In the annals of film restoration -- and film restoration doesn't have all that many annals, at least not compared to most things that have annals -- there have been some truly noteworthy projects, but one stands out above all the others: Manos: The Hands of Fate. Coming in a close second is It's A Mad, Mad, Mad, Mad World, for obvious reasons. And the third? Oh, what the heck, let's go with Monty Python and the Holy Grail, especially since it's playing July 20-26 at the Lumiere.
It's actually not so much "restored" as "remastered," but pick pick? What matters is that Monty Python and the Holy Grail is going to be playing in shiny, shiny High-Definition in a movie theater filled with other people who've also memorized it really well. It will be preceded by Terry Gilliam's Lost Animations, a 12-minute short in which Gilliam shows off all the animation he did for Lost, including his version of the Smoke Monster, and ... wait, that's not right. Turns out it's actually unused animation from Holy Grail, which makes a lot more sense.

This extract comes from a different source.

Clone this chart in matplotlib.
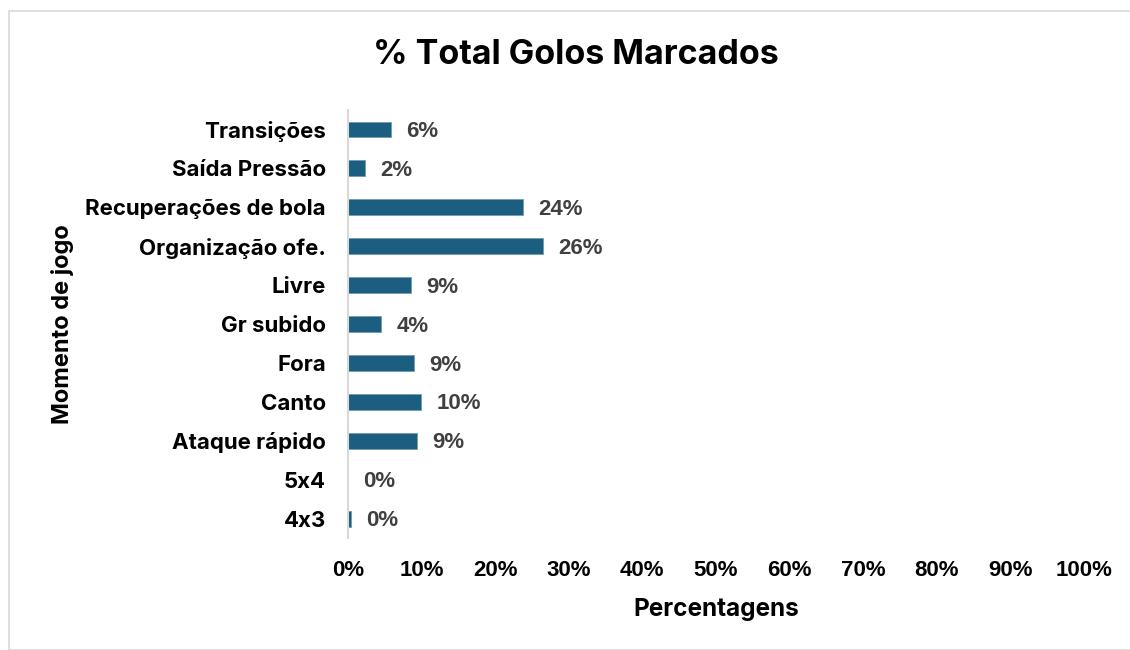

Since I can't find a trailer for the restoration screening, not even on the official Facebook page, let's enjoy Weird Al Yankovic's "White and Nerdy," which introduced Monty Python and the Holy Grail to a whole new generation (probably):
Ticket-buyers may also win a movie poster and/or a coconut. The prizes are in limited supply -- it's not like they grow on trees or anything -- so the sooner you buy your tickets, the better your chance of getting that coconut.
Now, suppose you're a lifelong Python fan, but your boyfriend is not. A stone-cold comedy classic though it is, Monty Python and the Holy Grail can be a little bit overwhelming to the uninitiated, especially in a theater full of people who know it by heart. So here's what you do: Start him off on 1971's And Now For Something Completely Different. (Hear me out on this one, purists.) Essentially a collection of their best Monty Python's Flying Circus skits redone on film, it's like a greatest hits album. Next, show him 1979's Monty Python's Life of Brian, which, while never as cultishly adored as Holy Grail, is their best actual narrative movie. Then, finally, he'll be ready for Monty Python and the Holy Grail.
Or, you could just lure him to the theater with the promise of free coconuts, and he'll end up having a great time anyway. I'm sure that'll work, too.